As such, the Policy Brief supports the recommendation in the Special Senate Committee on the Charitable Sector’s (the “Special Senate Committee”) final report, discussed in Charity & NFP Law Bulletin No. 451. The Special Senate Committee recommended, among other things, to amend Guidance CG-002 to
replace the direction and control requirement with an expenditure responsibility test that emphasizes careful monitoring of financial expenditures by intermediaries and partners rather than substantive or operational control, and thereby bringing it more in line with the policies in effect in other OECD
countries.
Second, regarding Canada’s anti-terrorism regime, the Policy Brief refers to the powers granted to the Minister of Public Safety and Emergency Preparedness and the Minister of Revenue under the Charities Registration (Security of Information) Act. These Ministers may reject an application for charitable status or revoke such status with respect to a registered charity that they believe has made, makes or will make available any resources, directly or indirectly, to a terrorist entity or an entity engaging in terrorist activities, as defined in the Criminal Code. The Policy Brief states that, although preventing Canadian
charities from being used as a tool to support terrorism is an important policy goal, many humanitarian organizations work in conflict zones where listed non-state armed groups control parts of the territory. Accordingly, the strict prohibition on the flow of any resources to or through such organizations would
often result in certain peoples being denied humanitarian aid. As a result, these provisions work to discourage humanitarian organizations from operating in conflict-affected areas where needs may be most urgent.

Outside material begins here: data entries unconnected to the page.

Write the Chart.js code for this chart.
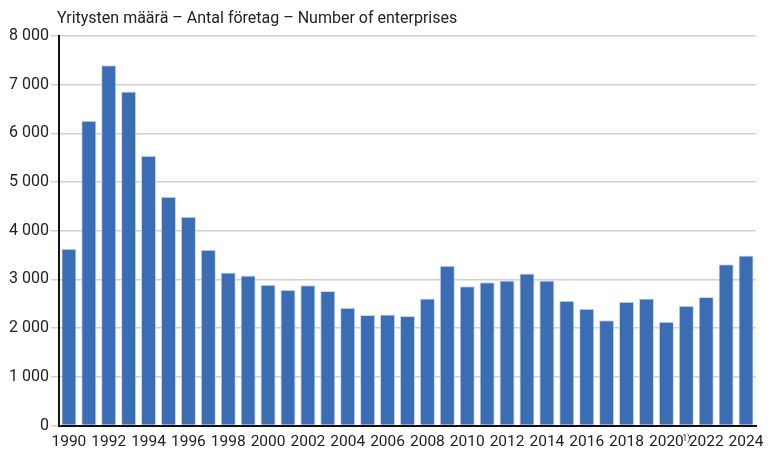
<!DOCTYPE html>
<html>
<head>
<meta charset="utf-8">
<script src="https://cdn.jsdelivr.net/npm/chart.js@4.4.1/dist/chart.umd.min.js"></script>
<style>
  html, body { margin: 0; padding: 0; background: #fff; }
  #wrap { width: 773px; height: 451px; }
</style>
</head>
<body>
<div id="wrap"><canvas id="chart"></canvas></div>
<script>
// --- Datos ---
const years = ['1990','1991','1992','1993','1994','1995','1996','1997','1998','1999',
  '2000','2001','2002','2003','2004','2005','2006','2007','2008','2009',
  '2010','2011','2012','2013','2014','2015','2016','2017','2018','2019',
  '2020','2021','2022','2023','2024'];
const enterprises = [3630, 6260, 7400, 6860, 5540, 4700, 4290, 3610, 3140, 3080,
  2890, 2790, 2880, 2760, 2420, 2270, 2280, 2250, 2610, 3280,
  2860, 2940, 2980, 3120, 2980, 2560, 2400, 2160, 2540, 2610,
  2130, 2460, 2640, 3310, 3490];
const footnoteYear = '2021';
const footnoteMark = '1)';
const titleText = 'Yritysten määrä – Antal företag – Number of enterprises';

const fontFamily = 'Roboto, "Liberation Sans", sans-serif';

// título dibujado sobre el área del gráfico
const titlePlugin = {
  id: 'leftTitle',
  afterDraw(chart) {
    const ctx = chart.ctx;
    ctx.save();
    ctx.font = '16px ' + fontFamily;
    ctx.fillStyle = '#222';
    ctx.textBaseline = 'middle';
    ctx.textAlign = 'left';
    ctx.fillText(titleText, chart.chartArea.left - 2, 19);
    ctx.restore();
  }
};

new Chart(document.getElementById('chart'), {
  type: 'bar',
  data: {
    labels: years,
    datasets: [{
      data: enterprises,
      backgroundColor: '#3b6db4',
      borderColor: 'rgba(200,215,235,0.9)',
      borderWidth: 1,
      barPercentage: 0.76,
      categoryPercentage: 1.0
    }]
  },
  options: {
    responsive: true,
    maintainAspectRatio: false,
    animation: false,
    layout: { padding: { top: 36, right: 17, left: 7, bottom: 0 } },
    plugins: { legend: { display: false }, tooltip: { enabled: false } },
    scales: {
      x: {
        grid: { display: false },
        border: { color: '#111', width: 2 },
        ticks: {
          autoSkip: false,
          maxRotation: 0,
          padding: 1,
          color: '#222',
          font: (c) => ({ family: fontFamily, size: years[c.index] === footnoteYear ? 9 : 15.5, lineHeight: 1 }),
          callback: (v, i) => {
            const y = years[i];
            if (y === footnoteYear) return footnoteMark;
            return (parseInt(y) % 2 === 0) ? y : '';
          }
        }
      },
      y: {
        min: 0, max: 8000,
        grid: { color: '#d0d0d0', lineWidth: 1.5 },
        border: { color: '#111', width: 2 },
        ticks: {
          stepSize: 1000,
          padding: 2,
          color: '#222',
          font: { family: fontFamily, size: 16 },
          callback: (v) => String(v).replace(/\B(?=(\d{3})+(?!\d))/g, ' ')
        }
      }
    }
  },
  plugins: [titlePlugin]
});
</script>
</body>
</html>
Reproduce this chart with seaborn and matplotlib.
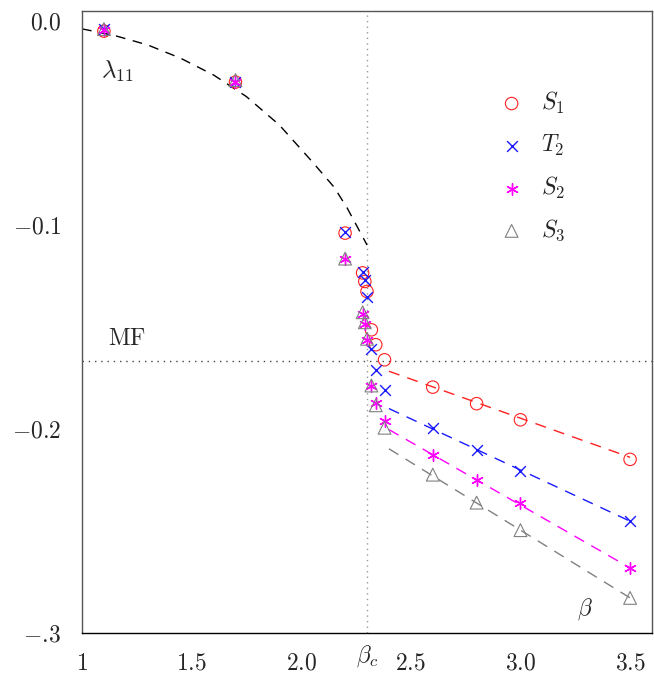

In response, the Policy Brief recommends “the repeal or amendment of the Charities Registration (Security of Information) Act in favor of the use of the Criminal Code provisions, where necessary.” It also recommends the adoption of an exemption to the Criminal Code’s anti-terrorism provisions for “impartial humanitarian assistance undertaken with due diligence,” as well as a limitation on the definition of “facilitation” in the Criminal Code to situations where the facilitator knowingly facilitates a terrorist activity.
Overall, the Policy Brief highlights the constraints imposed on the charitable sector working globally because of the current regulatory and legislative provisions relating to direction and control and the antiterrorism legislation. The Policy Brief makes significant recommendations to reform both frameworks and to engage in a broad and systematic consultation and dialogue with Canadian charities.